Na camioneta

13.10.23

Há várias razões para usar os transportes públicos, desde logo este clima tropical no Outono a fazer-nos temer o que já se sabe há muito tempo, mas aquilo de que mais gosto no meu percurso habitual do último ano (sim, a casa ainda está em obras) é ouvir as conversas entre os passageiros, normalmente senhoras idosas, e o motorista. Além de achar fascinante como todos se conhecem e falam uns dos outros, acontece de assistirmos a conversas sobre assuntos na ordem do dia que funcionam, muitas vezes, como um balão de ar no meio desta turbidez. Ler a conversa não tem o mesmo efeito que ouvi-la naquele contexto, mas deixo-a aqui para memória futura.

Foi em Terroso que a senhora, que teria entre 70 e 80 anos, entrou na camioneta (diferente de autocarro, apesar de cumprir a mesma função) e sentou-se no banco da frente. A conversa começou, como não poderia deixar de ser, pelo tempo e foi por ali fora.

Passageira: Está um tempo que nem no Verão

Motorista: É, nem sequer há nortada!

P: Está mesmo muito bom!

(silêncio)

P: Parece que temos mais uma guerra

M: O quê, na Palestina?
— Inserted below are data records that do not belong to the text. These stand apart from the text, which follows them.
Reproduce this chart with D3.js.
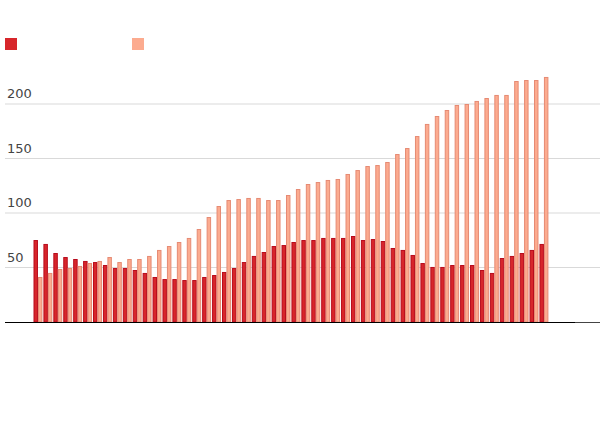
<!DOCTYPE html><html><head><meta charset="utf-8"><script src="https://cdn.jsdelivr.net/npm/d3@7"></script>
<style>body{margin:0;background:#fff}svg{display:block;font-family:"DejaVu Sans",sans-serif}</style></head><body><svg width="600" height="442"></svg><script>
const seriesA=[75.2,71.6,63.3,59.6,57.8,56,55,52.3,49.5,49.5,47.7,45,41.3,39.4,39.4,38.5,38.5,41.3,43.1,45.9,49.5,55,60.6,64.2,69.7,70.6,73.4,75.2,75.2,77.1,77.1,77.1,78.9,75.2,76.1,74.3,67.9,66.1,61.5,54.1,50.5,50.5,52.3,52.3,52.3,47.7,45,58.7,60.6,63.3,66.1,71.6];
const seriesB=[41.3,45,48.6,49.5,51.4,54.1,56,59.6,55,57.8,57.8,60.6,66.1,69.7,73.4,77.1,85.3,96.3,106.4,111.9,112.8,113.8,113.8,111.9,111.9,116.5,122,126.6,128.4,130.3,131.2,135.8,139.4,143.1,144,146.8,154.1,159.6,170.6,181.7,189,194.5,199.1,200,202.8,205.5,208.3,208.3,221.1,222,222,224.8];
const categories=seriesA.map((d,i)=>String(i+1));
const yTicks=[50,100,150,200];
const svg=d3.select("svg");
const y=d3.scaleLinear().domain([0,100]).range([322,213]);
const x=d3.scaleBand().domain(categories).range([33.5,547.5+0.9]).paddingInner(0.1).paddingOuter(0.0);
const xs=d3.scaleBand().domain([0,1]).range([0,x.bandwidth()]);
svg.append("g").selectAll("line").data(yTicks).join("line").attr("x1",5).attr("x2",600).attr("y1",d=>y(d)).attr("y2",d=>y(d)).attr("stroke","#d9d9d9").attr("stroke-width",1);
svg.append("g").selectAll("text").data(yTicks).join("text").attr("x",7).attr("y",d=>y(d)-6).text(d=>d).attr("font-size",13).attr("fill","#444");
const cols=[{f:"#d7262b",s:"#b80b1c"},{f:"#fcab8f",s:"#e68a73"}];
[seriesA,seriesB].forEach((s,k)=>{
 svg.append("g").selectAll("rect").data(s).join("rect")
 .attr("x",(d,i)=>x(categories[i])+xs(k)+0.5).attr("width",xs.bandwidth()-1)
 .attr("y",d=>y(d)+0.5).attr("height",d=>y(0)-y(d)-0.5)
 .attr("fill",cols[k].f).attr("stroke",cols[k].s).attr("stroke-width",1);
});
svg.append("line").attr("x1",5).attr("x2",575).attr("y1",322.5).attr("y2",322.5).attr("stroke","#000").attr("stroke-width",1.2);
svg.append("line").attr("x1",575).attr("x2",600).attr("y1",322.5).attr("y2",322.5).attr("stroke","#444").attr("stroke-width",1);
svg.append("rect").attr("x",5).attr("y",38).attr("width",12).attr("height",12).attr("fill",cols[0].f);
svg.append("rect").attr("x",132).attr("y",38).attr("width",12).attr("height",12).attr("fill",cols[1].f);
</script></body></html>
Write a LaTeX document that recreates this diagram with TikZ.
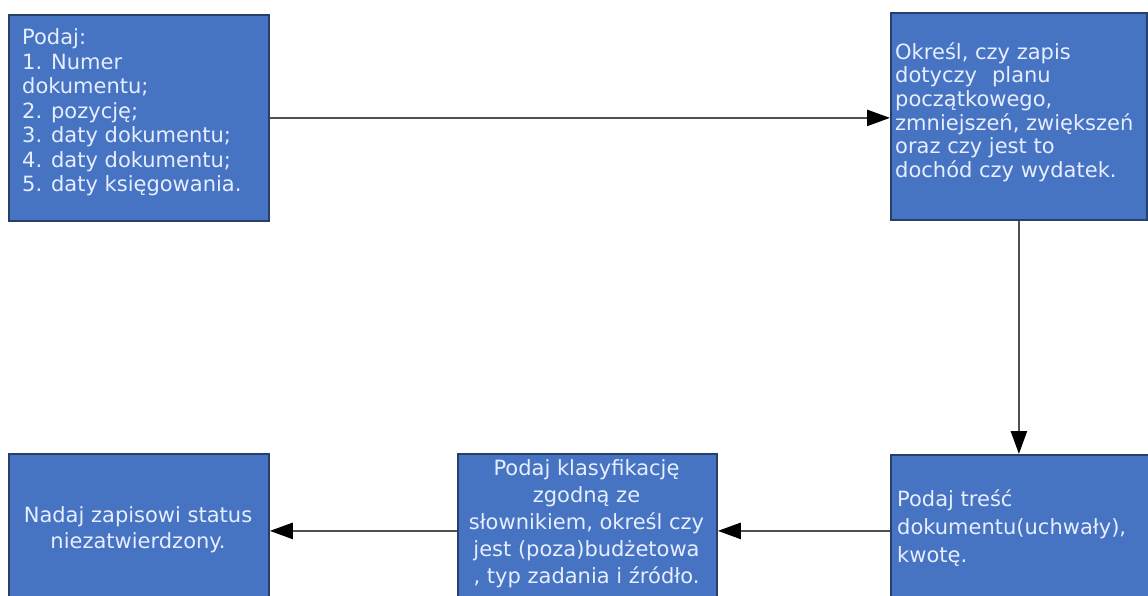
\documentclass[tikz,border=0pt]{standalone}
\usepackage{fontspec}
\setmainfont{DejaVu Sans}
\usetikzlibrary{arrows.meta}
\definecolor{boxfill}{HTML}{4673C2}
\definecolor{boxline}{HTML}{26406A}
\definecolor{boxtext}{HTML}{E6EEFF}
\definecolor{arrline}{HTML}{505050}
\begin{document}
\begin{tikzpicture}[x=1pt,y=-1pt,
  boxstyle/.style={draw=boxline, line width=1.8pt, fill=boxfill, rectangle, inner sep=0pt, anchor=north west},
  txt/.style={text=boxtext, inner sep=0pt},
  arr/.style={draw=arrline, line width=2.5pt, -{Triangle[length=23pt,width=16pt,fill=black,color=black]}}
]
\useasboundingbox (0,0) rectangle (1148,596);
\fill[white] (0,0) rectangle (1148,596);
\clip (0,0) rectangle (1148,596);

\node[boxstyle, minimum width=260pt, minimum height=206pt] (b1) at (8,14) {};
\node[boxstyle, minimum width=256pt, minimum height=207pt] (b2) at (890,12) {};
\node[boxstyle, minimum width=258pt, minimum height=152pt] (b3) at (890,454) {};
\node[boxstyle, minimum width=259pt, minimum height=154pt] (b4) at (457,453) {};
\node[boxstyle, minimum width=260pt, minimum height=154pt] (b5) at (8,453) {};

\node[txt, align=left, anchor=west, font=\fontsize{21}{24.5}\selectfont] (t1) at (22,112.5)
  {Podaj:\\1. Numer\\dokumentu;\\2. pozycję;\\3. daty dokumentu;\\4. daty dokumentu;\\5. daty księgowania.};
\node[txt, align=left, anchor=west, font=\fontsize{21}{23.6}\selectfont] (t2) at (895,112)
  {Określ, czy zapis\\dotyczy\hspace{0.4em} planu\\początkowego,\\zmniejszeń, zwiększeń\\oraz czy jest to\\dochód czy wydatek.};
\node[txt, align=left, anchor=west, font=\fontsize{21}{28}\selectfont] (t3) at (897,528.5)
  {Podaj treść\\dokumentu(uchwały),\\kwotę.};
\node[txt, align=center, font=\fontsize{21}{27}\selectfont] (t4) at (586.5,524)
  {Podaj klasyfikację\\zgodną ze\\słownikiem, określ czy\\jest (poza)budżetowa\\, typ zadania i źródło.};
\node[txt, align=center, font=\fontsize{21}{26}\selectfont] (t5) at (138,530)
  {Nadaj zapisowi status\\niezatwierdzony.};

\draw[arr] (b1.east) -- (b1.east -| b2.west);
\draw[arr] (b2.south) -- (b2.south |- b3.north);
\draw[arr] (b3.west) -- (b3.west -| b4.east);
\draw[arr] (b4.west) -- (b4.west -| b5.east);
\end{tikzpicture}
\end{document}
Aquilo ali esteve sempre em guerra

P: Pois, mas parece que agora está ruim. É uma pena. É tão bonito...

M:  Esteve lá?

P: Estive, há uns anos. É um povo tão feliz, sempre a cantar!

M: A cantar?

P: Sim, aqueles cânticos que se ouvem nos altifalantes, estão todo o dia naquilo. Nós fomos ver Jerusalem, as catedrais...era cada uma mais bonita! Os padres levavam os filhos...

M: Os padres lá têm filhos?

P: Têm. E mulheres

M: Aqui também deviam ter. Os homens lá usam vestidos, não é?

P: É, ou pelo menos era, agora não sei. A gente vê na televisão eles a falar e estão vestidos com fatos como os daqui, menos o que manda, o... Ramon não sei quê... não me lembro do nome... Também vimos o Mar Morto

M: O Mar Morto é para aqueles lados?

P: É. E atravessamos o deserto para ir a Telaviv. Era tanto pó!!

M: E havia estradas no deserto?

P: Não, havia um caminho por onde passavam os carros e a camioneta onde nós íamos, mas não eram estradas como esta.

M: Há quantos anos é que foi lá?

P: (depois de pensar um bom bocado) Há uns 40 anos. Foram daqui duas camionetas, uma do Porto e outra de Lisboa. Nós fomos na que saiu de Lisboa. O guia era espanhol.

M: Ah, agora deve haver estradas

P: Não sei, agora deve estar tudo destruído.